- Exercise brief -
Word for word, transcribe the lines below and drop the pictures.
********************
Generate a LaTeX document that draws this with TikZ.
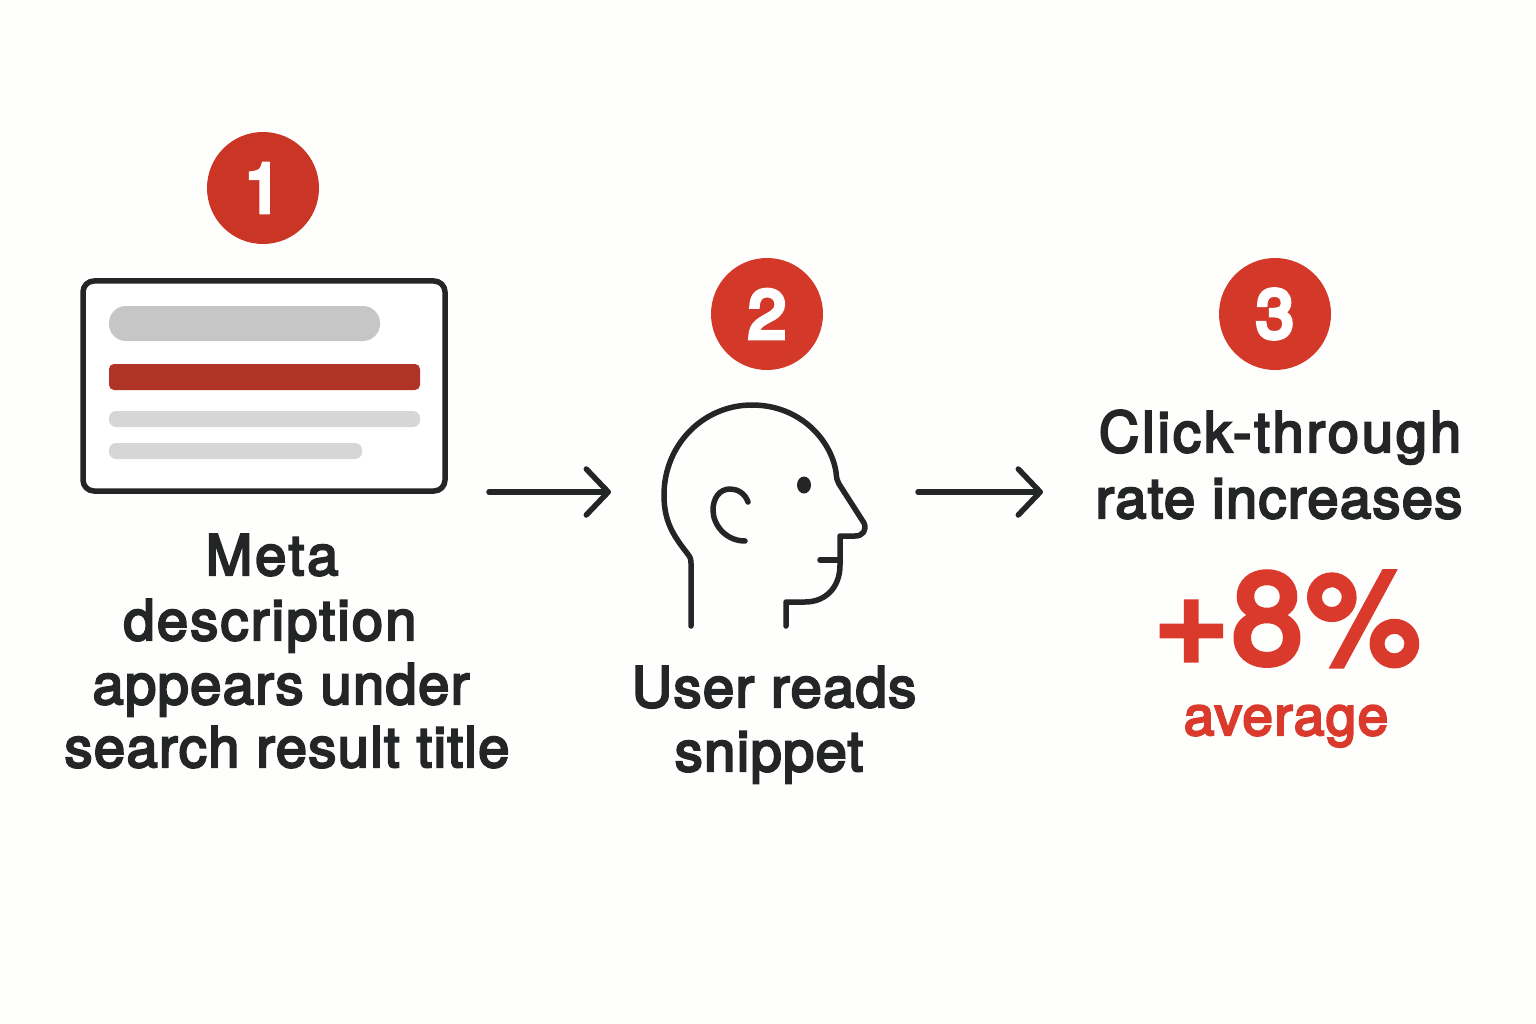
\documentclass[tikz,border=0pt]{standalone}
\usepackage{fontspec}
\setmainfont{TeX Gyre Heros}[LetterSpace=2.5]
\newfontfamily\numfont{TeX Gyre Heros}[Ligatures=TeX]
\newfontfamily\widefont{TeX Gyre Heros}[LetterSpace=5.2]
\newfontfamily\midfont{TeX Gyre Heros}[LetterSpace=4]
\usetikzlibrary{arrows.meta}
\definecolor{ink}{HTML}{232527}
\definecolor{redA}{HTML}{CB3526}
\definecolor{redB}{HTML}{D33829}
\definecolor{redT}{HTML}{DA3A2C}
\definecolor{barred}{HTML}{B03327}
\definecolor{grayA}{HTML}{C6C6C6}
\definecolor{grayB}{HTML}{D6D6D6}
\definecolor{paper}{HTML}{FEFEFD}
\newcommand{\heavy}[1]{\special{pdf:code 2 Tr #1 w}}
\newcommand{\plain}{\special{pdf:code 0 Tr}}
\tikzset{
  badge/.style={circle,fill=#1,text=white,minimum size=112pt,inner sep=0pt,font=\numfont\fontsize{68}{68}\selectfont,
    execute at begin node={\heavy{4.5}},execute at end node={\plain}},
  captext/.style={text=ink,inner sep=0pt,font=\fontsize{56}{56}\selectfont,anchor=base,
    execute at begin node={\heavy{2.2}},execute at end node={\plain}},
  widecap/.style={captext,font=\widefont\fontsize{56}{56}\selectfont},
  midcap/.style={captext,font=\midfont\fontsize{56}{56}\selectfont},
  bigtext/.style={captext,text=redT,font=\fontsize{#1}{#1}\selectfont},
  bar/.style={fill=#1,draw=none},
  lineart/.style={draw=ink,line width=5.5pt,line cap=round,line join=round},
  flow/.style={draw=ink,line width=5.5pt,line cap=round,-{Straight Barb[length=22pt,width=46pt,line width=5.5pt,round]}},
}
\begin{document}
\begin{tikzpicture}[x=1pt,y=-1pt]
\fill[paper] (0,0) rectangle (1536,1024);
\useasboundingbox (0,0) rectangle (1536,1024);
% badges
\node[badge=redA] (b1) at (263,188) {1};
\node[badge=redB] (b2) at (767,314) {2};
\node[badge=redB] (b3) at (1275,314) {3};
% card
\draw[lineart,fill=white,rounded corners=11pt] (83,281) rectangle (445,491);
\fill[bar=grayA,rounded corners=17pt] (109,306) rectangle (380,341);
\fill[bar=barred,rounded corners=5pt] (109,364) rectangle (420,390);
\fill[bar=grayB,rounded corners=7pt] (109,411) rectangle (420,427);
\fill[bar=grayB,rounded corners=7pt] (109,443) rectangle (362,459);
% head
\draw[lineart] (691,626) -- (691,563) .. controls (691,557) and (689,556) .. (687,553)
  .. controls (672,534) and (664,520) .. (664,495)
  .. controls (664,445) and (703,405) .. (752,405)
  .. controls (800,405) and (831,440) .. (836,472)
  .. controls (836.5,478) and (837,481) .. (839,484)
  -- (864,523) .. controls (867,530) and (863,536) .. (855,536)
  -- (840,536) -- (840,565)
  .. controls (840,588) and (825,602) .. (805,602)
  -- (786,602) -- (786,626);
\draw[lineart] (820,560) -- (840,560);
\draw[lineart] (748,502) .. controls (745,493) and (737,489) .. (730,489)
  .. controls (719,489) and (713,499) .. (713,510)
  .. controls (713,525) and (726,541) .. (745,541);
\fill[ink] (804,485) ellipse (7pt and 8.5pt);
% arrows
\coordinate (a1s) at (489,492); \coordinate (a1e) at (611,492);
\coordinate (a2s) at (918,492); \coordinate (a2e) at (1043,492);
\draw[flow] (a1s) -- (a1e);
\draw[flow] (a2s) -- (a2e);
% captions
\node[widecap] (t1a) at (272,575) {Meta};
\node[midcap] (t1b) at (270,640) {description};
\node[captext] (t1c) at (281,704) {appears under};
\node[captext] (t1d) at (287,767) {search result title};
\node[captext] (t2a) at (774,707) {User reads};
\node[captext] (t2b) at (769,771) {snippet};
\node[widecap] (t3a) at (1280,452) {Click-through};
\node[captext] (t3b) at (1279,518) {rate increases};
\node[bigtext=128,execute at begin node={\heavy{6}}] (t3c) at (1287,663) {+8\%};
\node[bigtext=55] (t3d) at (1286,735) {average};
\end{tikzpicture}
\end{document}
********************
- Complete response -
Generate a LaTeX document that draws this with TikZ.
\documentclass[tikz,border=0pt]{standalone}
\usepackage{fontspec}
\setmainfont{TeX Gyre Heros}[LetterSpace=2.5]
\newfontfamily\numfont{TeX Gyre Heros}[Ligatures=TeX]
\newfontfamily\widefont{TeX Gyre Heros}[LetterSpace=5.2]
\newfontfamily\midfont{TeX Gyre Heros}[LetterSpace=4]
\usetikzlibrary{arrows.meta}
\definecolor{ink}{HTML}{232527}
\definecolor{redA}{HTML}{CB3526}
\definecolor{redB}{HTML}{D33829}
\definecolor{redT}{HTML}{DA3A2C}
\definecolor{barred}{HTML}{B03327}
\definecolor{grayA}{HTML}{C6C6C6}
\definecolor{grayB}{HTML}{D6D6D6}
\definecolor{paper}{HTML}{FEFEFD}
\newcommand{\heavy}[1]{\special{pdf:code 2 Tr #1 w}}
\newcommand{\plain}{\special{pdf:code 0 Tr}}
\tikzset{
  badge/.style={circle,fill=#1,text=white,minimum size=112pt,inner sep=0pt,font=\numfont\fontsize{68}{68}\selectfont,
    execute at begin node={\heavy{4.5}},execute at end node={\plain}},
  captext/.style={text=ink,inner sep=0pt,font=\fontsize{56}{56}\selectfont,anchor=base,
    execute at begin node={\heavy{2.2}},execute at end node={\plain}},
  widecap/.style={captext,font=\widefont\fontsize{56}{56}\selectfont},
  midcap/.style={captext,font=\midfont\fontsize{56}{56}\selectfont},
  bigtext/.style={captext,text=redT,font=\fontsize{#1}{#1}\selectfont},
  bar/.style={fill=#1,draw=none},
  lineart/.style={draw=ink,line width=5.5pt,line cap=round,line join=round},
  flow/.style={draw=ink,line width=5.5pt,line cap=round,-{Straight Barb[length=22pt,width=46pt,line width=5.5pt,round]}},
}
\begin{document}
\begin{tikzpicture}[x=1pt,y=-1pt]
\fill[paper] (0,0) rectangle (1536,1024);
\useasboundingbox (0,0) rectangle (1536,1024);
% badges
\node[badge=redA] (b1) at (263,188) {1};
\node[badge=redB] (b2) at (767,314) {2};
\node[badge=redB] (b3) at (1275,314) {3};
% card
\draw[lineart,fill=white,rounded corners=11pt] (83,281) rectangle (445,491);
\fill[bar=grayA,rounded corners=17pt] (109,306) rectangle (380,341);
\fill[bar=barred,rounded corners=5pt] (109,364) rectangle (420,390);
\fill[bar=grayB,rounded corners=7pt] (109,411) rectangle (420,427);
\fill[bar=grayB,rounded corners=7pt] (109,443) rectangle (362,459);
% head
\draw[lineart] (691,626) -- (691,563) .. controls (691,557) and (689,556) .. (687,553)
  .. controls (672,534) and (664,520) .. (664,495)
  .. controls (664,445) and (703,405) .. (752,405)
  .. controls (800,405) and (831,440) .. (836,472)
  .. controls (836.5,478) and (837,481) .. (839,484)
  -- (864,523) .. controls (867,530) and (863,536) .. (855,536)
  -- (840,536) -- (840,565)
  .. controls (840,588) and (825,602) .. (805,602)
  -- (786,602) -- (786,626);
\draw[lineart] (820,560) -- (840,560);
\draw[lineart] (748,502) .. controls (745,493) and (737,489) .. (730,489)
  .. controls (719,489) and (713,499) .. (713,510)
  .. controls (713,525) and (726,541) .. (745,541);
\fill[ink] (804,485) ellipse (7pt and 8.5pt);
% arrows
\coordinate (a1s) at (489,492); \coordinate (a1e) at (611,492);
\coordinate (a2s) at (918,492); \coordinate (a2e) at (1043,492);
\draw[flow] (a1s) -- (a1e);
\draw[flow] (a2s) -- (a2e);
% captions
\node[widecap] (t1a) at (272,575) {Meta};
\node[midcap] (t1b) at (270,640) {description};
\node[captext] (t1c) at (281,704) {appears under};
\node[captext] (t1d) at (287,767) {search result title};
\node[captext] (t2a) at (774,707) {User reads};
\node[captext] (t2b) at (769,771) {snippet};
\node[widecap] (t3a) at (1280,452) {Click-through};
\node[captext] (t3b) at (1279,518) {rate increases};
\node[bigtext=128,execute at begin node={\heavy{6}}] (t3c) at (1287,663) {+8\%};
\node[bigtext=55] (t3d) at (1286,735) {average};
\end{tikzpicture}
\end{document}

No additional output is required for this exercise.